Steve Nashama
The Public Service Union of Namibia Secretary General Matheus Haakuria confirmed today that the employees of the National Housing Enterprise (NHE) want a salary increment of seven percent and that the union has been requesting for the NHE management and the board to negotiate, but the request he says, fell on deaf ears.
The workers will embark on a nationwide strike tomorrow, from 8 am, he added.
Haakuria said workers voted for a strike after the refusal of NHE management to negotiate.
“All the demands of the workers were not considered and that is where the problem is,” he stressed.
He added the union’s doors have been opened for negotiation but NHE management has not shown any interest in the negotiation of the matter.
According to Haakuria, NHE has in the past threatened to retrench or alternatively not pay its workers if they strike. He says he fears the parastatal may enforce this tomorrow, although it will not prevent the workers from striking.
“When there is a problem, you sit and engage with workers,” he said. The board is irresponsible because it has not listened to the complaints of the workers,”he added.
Haakuria said the union had also written to the Minister of Urban and Rural Development, Erastus Uutoni about the matter but no response came from him.

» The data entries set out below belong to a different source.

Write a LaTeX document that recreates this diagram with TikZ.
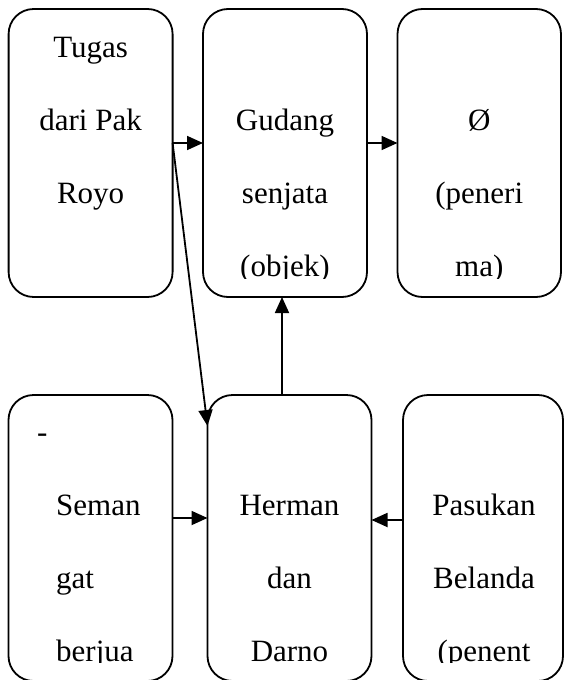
\documentclass[tikz,border=0pt]{standalone}
\usepackage{fontspec}
\setmainfont{Liberation Serif}
\usetikzlibrary{arrows.meta}
\begin{document}
\begin{tikzpicture}[x=1pt,y=-1pt,
  box/.style={draw, line width=1.8pt, rounded corners=25pt, minimum width=164pt, minimum height=288pt, inner sep=0pt, outer sep=0pt},
  lbl/.style={font=\fontsize{31}{73}\selectfont, inner sep=0pt, anchor=base},
  lbll/.style={lbl, anchor=base west},
  arr/.style={line width=1.8pt, -{Triangle[length=16pt,width=14pt]}}]
\path[use as bounding box] (0,0) rectangle (564,680);
% boxes
\node[box] (t1) at (90.6,153) {};
\node[box] (t2) at (285,153) {};
\node[box, minimum width=163.5pt] (t3) at (479.25,153) {};
\node[box, minimum height=286pt] (b1) at (90.5,538) {};
\node[box, minimum height=286pt] (b2) at (289.5,538) {};
\node[box, minimum height=286pt, minimum width=160pt] (b3) at (483,538) {};
% top row texts
\begin{scope}
\clip (0,0) rectangle (564,278);
\node[lbl] (t1a) at (90.6,57) {Tugas};
\node[lbl] (t1b) at (90.6,130) {dari Pak};
\node[lbl] (t1c) at (90.6,203) {Royo};
\node[lbl] (t2a) at (285,130) {Gudang};
\node[lbl] (t2b) at (285,203) {senjata};
\node[lbl] (t2c) at (285,276) {(objek)};
\node[lbl] (t3a) at (479.25,130) {Ø};
\node[lbl] (t3b) at (479.25,203) {(peneri};
\node[lbl] (t3c) at (479.25,276) {ma)};
\end{scope}
% bottom row texts
\begin{scope}
\clip (0,380) rectangle (564,662);
\node[lbll] (b1a) at (37,442) {-};
\node[lbll] (b1b) at (56,515) {Seman};
\node[lbll] (b1c) at (56,588) {gat};
\node[lbll] (b1d) at (56,661) {berjua};
\node[lbl] (b2a) at (289.5,515) {Herman};
\node[lbl] (b2b) at (289.5,588) {dan};
\node[lbl] (b2c) at (289.5,661) {Darno};
\node[lbl] (b3a) at (484,515) {Pasukan};
\node[lbl] (b3b) at (484,588) {Belanda};
\node[lbl] (b3c) at (484,661) {(penent};
\end{scope}
% connectors
\draw[arr] ([yshift=10pt]t1.east) -- ([yshift=10pt]t2.west);
\draw[arr] ([yshift=10pt]t2.east) -- ([yshift=10pt]t3.west);
\draw[arr] ([yshift=10pt]t1.east) -- ([yshift=-31pt]b2.north west);
\draw[arr] ([xshift=-7.5pt]b2.north) -- ([xshift=-3pt]t2.south);
\draw[arr] ([yshift=20pt]b1.east) -- ([yshift=20pt]b2.west);
\draw[arr] ([yshift=18pt]b3.west) -- ([yshift=18pt]b2.east);
\end{tikzpicture}
\end{document}
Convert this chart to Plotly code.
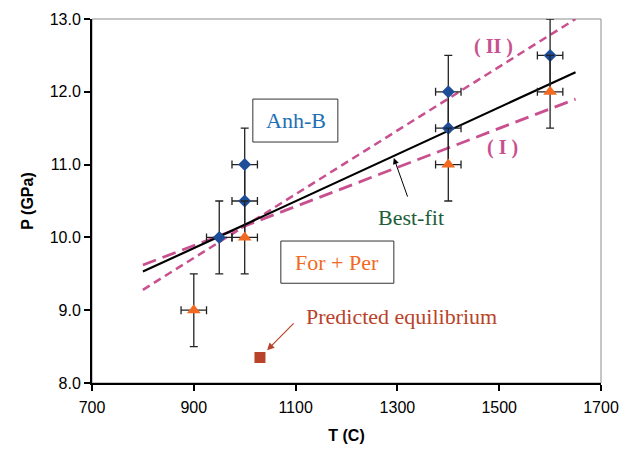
import plotly.graph_objects as go

# Anh-B (blue diamonds)
anh_T = [950, 1000, 1000, 1400, 1400, 1600]
anh_P = [10.0, 10.5, 11.0, 11.5, 12.0, 12.5]
# For + Per (orange triangles)
fp_T = [900, 1000, 1400, 1600]
fp_P = [9.0, 10.0, 11.0, 12.0]
# error bars
err_T = 25
err_P = 0.5
# predicted equilibrium
pred_T = [1030]
pred_P = [8.35]
# lines
fit_T = [800, 1650]
fit_P = [9.53, 12.27]
lineI_T = [800, 1650]
lineI_P = [9.62, 11.9]
lineII_T = [800, 1650]
lineII_P = [9.28, 13.0]

x_ticks = [700, 900, 1100, 1300, 1500, 1700]
y_ticks = [8.0, 9.0, 10.0, 11.0, 12.0, 13.0]

PINK = "#c9508f"
SERIF = "Liberation Serif, Times New Roman, serif"
SANS = "Liberation Sans, Arial, sans-serif"

fig = go.Figure()

fig.add_trace(go.Scatter(x=lineII_T, y=lineII_P, mode="lines",
                         line=dict(color=PINK, width=2.5, dash="8px,5px")))
fig.add_trace(go.Scatter(x=lineI_T, y=lineI_P, mode="lines",
                         line=dict(color=PINK, width=2.8, dash="14px,7px")))
fig.add_trace(go.Scatter(x=fit_T, y=fit_P, mode="lines",
                         line=dict(color="black", width=2.2)))

fig.add_trace(go.Scatter(
    x=anh_T, y=anh_P, mode="markers",
    marker=dict(symbol="diamond", size=10, color="#1f4e99"),
    error_y=dict(type="constant", value=err_P, color="#222222", thickness=1.3, width=4),
    error_x=dict(type="constant", value=err_T, color="#222222", thickness=1.3, width=4),
))
fig.add_trace(go.Scatter(
    x=fp_T, y=fp_P, mode="markers",
    marker=dict(symbol="triangle-up", size=12, color="#f26a21"),
    error_y=dict(type="constant", value=err_P, color="#222222", thickness=1.3, width=4),
    error_x=dict(type="constant", value=err_T, color="#222222", thickness=1.3, width=4),
))
fig.add_trace(go.Scatter(
    x=pred_T, y=pred_P, mode="markers",
    marker=dict(symbol="square", size=11, color="#b8432a"),
))

# plot frame (gray)
fig.add_shape(type="rect", xref="paper", yref="paper", x0=0, x1=1, y0=0, y1=1,
              line=dict(color="#8c8c8c", width=1), layer="below")
# label boxes
fig.add_shape(type="rect", x0=1016, x1=1183, y0=11.31, y1=11.90,
              line=dict(color="#333333", width=1), fillcolor="white", layer="above")
fig.add_shape(type="rect", x0=1071, x1=1293, y0=9.37, y1=9.95,
              line=dict(color="#333333", width=1), fillcolor="white", layer="above")

ann = [
    dict(x=1100, y=11.6, text="Anh-B", showarrow=False,
         font=dict(family=SERIF, size=22, color="#1f6fb4")),
    dict(x=1182, y=9.66, text="For + Per", showarrow=False,
         font=dict(family=SERIF, size=22, color="#f26a21")),
    dict(x=1327, y=10.28, text="Best-fit", showarrow=False,
         font=dict(family=SERIF, size=22, color="#1e5e3a")),
    dict(x=1293, y=11.09, ax=1321, ay=10.54, axref="x", ayref="y", text="",
         showarrow=True, arrowhead=2, arrowsize=1.2, arrowwidth=1, arrowcolor="black"),
    dict(x=1309, y=8.92, text="Predicted equilibrium", showarrow=False,
         font=dict(family=SERIF, size=22, color="#b8432a")),
    dict(x=1044, y=8.45, ax=1099, ay=8.84, axref="x", ayref="y", text="",
         showarrow=True, arrowhead=2, arrowsize=1.2, arrowwidth=1.2, arrowcolor="#b8432a"),
    dict(x=1488, y=12.62, text="<b>( II )</b>", showarrow=False,
         font=dict(family=SERIF, size=20, color=PINK)),
    dict(x=1507, y=11.24, text="<b>( I )</b>", showarrow=False,
         font=dict(family=SERIF, size=20, color=PINK)),
]
fig.update_layout(annotations=ann)

fig.update_layout(
    width=624, height=451,
    margin=dict(l=92, r=23, t=19, b=68),
    plot_bgcolor="white", paper_bgcolor="white",
    showlegend=False,
    font=dict(family=SANS, size=16, color="black"),
)
fig.update_xaxes(range=[700, 1700], tickvals=x_ticks, ticktext=[str(v) for v in x_ticks],
                 automargin=False,
                 showgrid=False, zeroline=False, showline=True, linecolor="black", linewidth=2,
                 ticks="outside", ticklen=6, tickwidth=1.5, tickcolor="black",
                 tickfont=dict(size=16), ticklabelstandoff=3,
                 title=dict(text="<b>T (C)</b>", font=dict(size=16), standoff=15))
fig.update_yaxes(range=[8.0, 13.0], tickvals=y_ticks, ticktext=[f"{v:.1f}" for v in y_ticks],
                 automargin=False,
                 showgrid=False, zeroline=False, showline=True, linecolor="black", linewidth=2,
                 ticks="outside", ticklen=6, tickwidth=1.5, tickcolor="black",
                 tickfont=dict(size=16),
                 title=dict(text="<b>P (GPa)</b>", font=dict(size=16), standoff=12))

fig.write_html("out.html", config={"displayModeBar": False},
               post_script="document.body.style.margin='0';document.body.style.padding='0';")
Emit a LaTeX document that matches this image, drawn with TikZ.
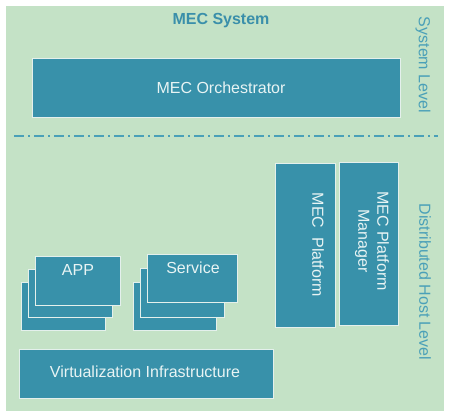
\documentclass[tikz,border=0pt]{standalone}
\usepackage{fontspec}
\setmainfont{Liberation Sans}
\definecolor{bggreen}{HTML}{C4E2C6}
\definecolor{boxteal}{HTML}{3891AA}
\definecolor{titleteal}{HTML}{3A8FAA}
\definecolor{sideteal}{HTML}{4AA0B8}
\definecolor{boxtext}{HTML}{E8F4F4}
\definecolor{boxedge}{HTML}{E4F0EC}
\begin{document}
\begin{tikzpicture}[x=1pt,y=-1pt,
  box/.style={fill=boxteal,draw=boxedge,line width=0.7pt},
  boxlabel/.style={text=boxtext,font=\fontsize{16}{19}\selectfont,inner sep=0pt,align=center},
  sidelabel/.style={text=sideteal,font=\fontsize{16}{19}\selectfont,inner sep=0pt,rotate=-90},
  sep/.style={draw=sideteal,line width=1.5pt,dash pattern=on 10pt off 4pt on 2pt off 4pt}]
\useasboundingbox (0,0) rectangle (450,417);
\fill[bggreen] (6,6) rectangle (444,411);
\node[font=\fontsize{16}{19}\selectfont\bfseries,text=titleteal,inner sep=0pt] (title) at (221,21) {MEC System};
% orchestrator
\draw[box] (32,58) rectangle (400,117);
\node[boxlabel] (orch) at (221,88) {MEC Orchestrator};
% separator
\coordinate (sepL) at (14,136);
\coordinate (sepR) at (438,136);
\draw[sep] (sepL) -- (sepR);
% side labels
\node[sidelabel] (syslevel) at (423,65) {System Level};
\node[sidelabel] (hostlevel) at (425,282) {Distributed Host Level};
% MEC platform
\draw[box] (275,163) rectangle (335,327);
\node[boxlabel,rotate=-90] (mecp) at (318,245) {MEC\ \ Platform};
\draw[box] (339,162) rectangle (398,325);
\node[boxlabel,rotate=-90] (mecpm) at (372,241) {MEC Platform\\Manager};
% APP stack
\draw[box] (21,282) rectangle (105,330);
\draw[box] (28,269) rectangle (112,317);
\draw[box] (35,256) rectangle (120,305);
\node[boxlabel] (app) at (78,270) {APP};
% Service stack
\draw[box] (133,282) rectangle (216,330);
\draw[box] (140,268) rectangle (224,317);
\draw[box] (147,254) rectangle (237,302);
\node[boxlabel] (svc) at (193,268) {Service};
% virtualization
\draw[box] (19,349) rectangle (273,398);
\node[boxlabel] (virt) at (145,372) {Virtualization Infrastructure};
\end{tikzpicture}
\end{document}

He said both the NHE management, the board and the ministry did not show any interest to negotiate with the union, a situation he says has left them with no choice but to strike.
“At the end of the day, the workers have no other option but to strike,” Haakuria said.
He however said the workers are still willing to negotiate.
NHE spokesperson Taufi Shafombambi did not respond to questions at the time of publishing.
Efforts to get comment from the Urban Ministry were not successful.